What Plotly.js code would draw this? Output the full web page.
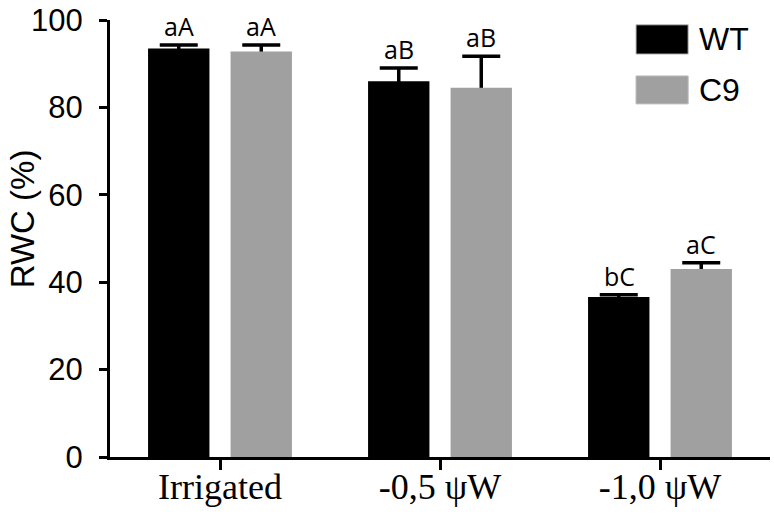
<!DOCTYPE html>
<html>
<head>
<meta charset="utf-8">
<script src="https://cdn.plot.ly/plotly-3.0.1.min.js"></script>
<style>html,body{margin:0;padding:0;background:#fff;}#chart{width:774px;height:514px;}</style>
</head>
<body>
<div id="chart"></div>
<script>
// ---- data ----
var categories = ['Irrigated', '-0,5 \u03C8W', '-1,0 \u03C8W'];
var wtValues = [93.5, 86.0, 36.6];
var wtErrors = [0.8, 3.0, 0.5];
var c9Values = [92.8, 84.5, 43.0];
var c9Errors = [1.5, 7.2, 1.45];
var wtLetters = ['aA', 'aB', 'bC'];
var c9Letters = ['aA', 'aB', 'aC'];
var seriesNames = ['WT', 'C9'];
var yTickValues = [0, 20, 40, 60, 80, 100];

// ---- style ----
var wtColor = '#000000';
var c9Color = '#a0a0a0';
var sans = 'Liberation Sans, Arial, sans-serif';
var serif = 'Liberation Serif, Times New Roman, serif';
var groupShiftPx = 41;

function errStyle(arr) {
  return {type: 'data', array: arr, symmetric: true,
          visible: true, color: '#000', thickness: 3.5, width: 19};
}

// Error bars are carried by transparent bars drawn first, so the real bars
// (same offset group) cover the lower half of each error bar.
var traces = [
  {type: 'bar', name: seriesNames[0] + ' err', x: categories, y: wtValues, offsetgroup: 'wt',
   marker: {color: 'rgba(0,0,0,0)', line: {width: 0}}, error_y: errStyle(wtErrors), showlegend: false},
  {type: 'bar', name: seriesNames[1] + ' err', x: categories, y: c9Values, offsetgroup: 'c9',
   marker: {color: 'rgba(0,0,0,0)', line: {width: 0}}, error_y: errStyle(c9Errors), showlegend: false},
  {type: 'bar', name: seriesNames[0], x: categories, y: wtValues, offsetgroup: 'wt',
   marker: {color: wtColor, line: {width: 0}}, showlegend: false},
  {type: 'bar', name: seriesNames[1], x: categories, y: c9Values, offsetgroup: 'c9',
   marker: {color: c9Color, line: {width: 0}}, showlegend: false}
];

var letterFont = {family: 'Open Sans, Noto Sans, sans-serif', size: 25, color: '#000'};
var annotations = [];
categories.forEach(function(c, i) {
  annotations.push({x: c, y: wtValues[i] + wtErrors[i], xref: 'x', yref: 'y', text: wtLetters[i],
    showarrow: false, xshift: -groupShiftPx, yshift: 0, yanchor: 'bottom', font: letterFont});
  annotations.push({x: c, y: c9Values[i] + c9Errors[i], xref: 'x', yref: 'y', text: c9Letters[i],
    showarrow: false, xshift: groupShiftPx, yshift: 0, yanchor: 'bottom', font: letterFont});
});

// y-axis title
annotations.push({xref: 'paper', yref: 'paper', x: -0.132, y: 0.546, text: 'RWC (%)',
  textangle: -90, showarrow: false, xanchor: 'center', yanchor: 'middle',
  font: {family: sans, size: 33, color: '#000'}});

// legend (drawn manually to match the large swatches)
var legendColors = [wtColor, c9Color];
var legendY = [[0.922, 0.989], [0.808, 0.872]];
var shapes = [];
seriesNames.forEach(function(n, i) {
  shapes.push({type: 'rect', xref: 'paper', yref: 'paper', x0: 0.797, x1: 0.876,
    y0: legendY[i][0], y1: legendY[i][1], fillcolor: legendColors[i],
    line: {color: '#bdbdbd', width: 1}});
  annotations.push({xref: 'paper', yref: 'paper', x: 0.889, y: (legendY[i][0] + legendY[i][1]) / 2,
    text: n, showarrow: false, xanchor: 'left', yanchor: 'middle',
    font: {family: sans, size: 32, color: '#000'}});
});

var layout = {
  width: 774, height: 514,
  margin: {l: 110, r: 4, t: 20, b: 57, pad: 0},
  paper_bgcolor: '#fff', plot_bgcolor: '#fff',
  barmode: 'group', bargap: 0.25, bargroupgap: 0.256,
  showlegend: false,
  xaxis: {type: 'category', range: [-0.5, 2.5], showgrid: false, zeroline: false,
    showline: true, linecolor: '#000', linewidth: 3,
    ticks: 'outside', ticklen: 10, tickwidth: 3, tickcolor: '#000',
    ticklabelstandoff: -14,
    tickfont: {family: serif, size: 36, color: '#000'}},
  yaxis: {range: [0, 100], showgrid: false, zeroline: false,
    showline: true, linecolor: '#000', linewidth: 3,
    ticks: 'outside', ticklen: 8, tickwidth: 3, tickcolor: '#000',
    tickmode: 'array', tickvals: yTickValues, ticktext: yTickValues.map(String),
    ticklabelstandoff: 10,
    tickfont: {family: sans, size: 31, color: '#000'}},
  annotations: annotations,
  shapes: shapes
};

Plotly.newPlot('chart', traces, layout, {displayModeBar: false, staticPlot: true});
</script>
</body>
</html>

## Your objective
Leave out the pictures and restate everything else word for word.

## Task answer
What Plotly.js code would draw this? Output the full web page.
<!DOCTYPE html>
<html>
<head>
<meta charset="utf-8">
<script src="https://cdn.plot.ly/plotly-3.0.1.min.js"></script>
<style>html,body{margin:0;padding:0;background:#fff;}#chart{width:774px;height:514px;}</style>
</head>
<body>
<div id="chart"></div>
<script>
// ---- data ----
var categories = ['Irrigated', '-0,5 \u03C8W', '-1,0 \u03C8W'];
var wtValues = [93.5, 86.0, 36.6];
var wtErrors = [0.8, 3.0, 0.5];
var c9Values = [92.8, 84.5, 43.0];
var c9Errors = [1.5, 7.2, 1.45];
var wtLetters = ['aA', 'aB', 'bC'];
var c9Letters = ['aA', 'aB', 'aC'];
var seriesNames = ['WT', 'C9'];
var yTickValues = [0, 20, 40, 60, 80, 100];

// ---- style ----
var wtColor = '#000000';
var c9Color = '#a0a0a0';
var sans = 'Liberation Sans, Arial, sans-serif';
var serif = 'Liberation Serif, Times New Roman, serif';
var groupShiftPx = 41;

function errStyle(arr) {
  return {type: 'data', array: arr, symmetric: true,
          visible: true, color: '#000', thickness: 3.5, width: 19};
}

// Error bars are carried by transparent bars drawn first, so the real bars
// (same offset group) cover the lower half of each error bar.
var traces = [
  {type: 'bar', name: seriesNames[0] + ' err', x: categories, y: wtValues, offsetgroup: 'wt',
   marker: {color: 'rgba(0,0,0,0)', line: {width: 0}}, error_y: errStyle(wtErrors), showlegend: false},
  {type: 'bar', name: seriesNames[1] + ' err', x: categories, y: c9Values, offsetgroup: 'c9',
   marker: {color: 'rgba(0,0,0,0)', line: {width: 0}}, error_y: errStyle(c9Errors), showlegend: false},
  {type: 'bar', name: seriesNames[0], x: categories, y: wtValues, offsetgroup: 'wt',
   marker: {color: wtColor, line: {width: 0}}, showlegend: false},
  {type: 'bar', name: seriesNames[1], x: categories, y: c9Values, offsetgroup: 'c9',
   marker: {color: c9Color, line: {width: 0}}, showlegend: false}
];

var letterFont = {family: 'Open Sans, Noto Sans, sans-serif', size: 25, color: '#000'};
var annotations = [];
categories.forEach(function(c, i) {
  annotations.push({x: c, y: wtValues[i] + wtErrors[i], xref: 'x', yref: 'y', text: wtLetters[i],
    showarrow: false, xshift: -groupShiftPx, yshift: 0, yanchor: 'bottom', font: letterFont});
  annotations.push({x: c, y: c9Values[i] + c9Errors[i], xref: 'x', yref: 'y', text: c9Letters[i],
    showarrow: false, xshift: groupShiftPx, yshift: 0, yanchor: 'bottom', font: letterFont});
});

// y-axis title
annotations.push({xref: 'paper', yref: 'paper', x: -0.132, y: 0.546, text: 'RWC (%)',
  textangle: -90, showarrow: false, xanchor: 'center', yanchor: 'middle',
  font: {family: sans, size: 33, color: '#000'}});

// legend (drawn manually to match the large swatches)
var legendColors = [wtColor, c9Color];
var legendY = [[0.922, 0.989], [0.808, 0.872]];
var shapes = [];
seriesNames.forEach(function(n, i) {
  shapes.push({type: 'rect', xref: 'paper', yref: 'paper', x0: 0.797, x1: 0.876,
    y0: legendY[i][0], y1: legendY[i][1], fillcolor: legendColors[i],
    line: {color: '#bdbdbd', width: 1}});
  annotations.push({xref: 'paper', yref: 'paper', x: 0.889, y: (legendY[i][0] + legendY[i][1]) / 2,
    text: n, showarrow: false, xanchor: 'left', yanchor: 'middle',
    font: {family: sans, size: 32, color: '#000'}});
});

var layout = {
  width: 774, height: 514,
  margin: {l: 110, r: 4, t: 20, b: 57, pad: 0},
  paper_bgcolor: '#fff', plot_bgcolor: '#fff',
  barmode: 'group', bargap: 0.25, bargroupgap: 0.256,
  showlegend: false,
  xaxis: {type: 'category', range: [-0.5, 2.5], showgrid: false, zeroline: false,
    showline: true, linecolor: '#000', linewidth: 3,
    ticks: 'outside', ticklen: 10, tickwidth: 3, tickcolor: '#000',
    ticklabelstandoff: -14,
    tickfont: {family: serif, size: 36, color: '#000'}},
  yaxis: {range: [0, 100], showgrid: false, zeroline: false,
    showline: true, linecolor: '#000', linewidth: 3,
    ticks: 'outside', ticklen: 8, tickwidth: 3, tickcolor: '#000',
    tickmode: 'array', tickvals: yTickValues, ticktext: yTickValues.map(String),
    ticklabelstandoff: 10,
    tickfont: {family: sans, size: 31, color: '#000'}},
  annotations: annotations,
  shapes: shapes
};

Plotly.newPlot('chart', traces, layout, {displayModeBar: false, staticPlot: true});
</script>
</body>
</html>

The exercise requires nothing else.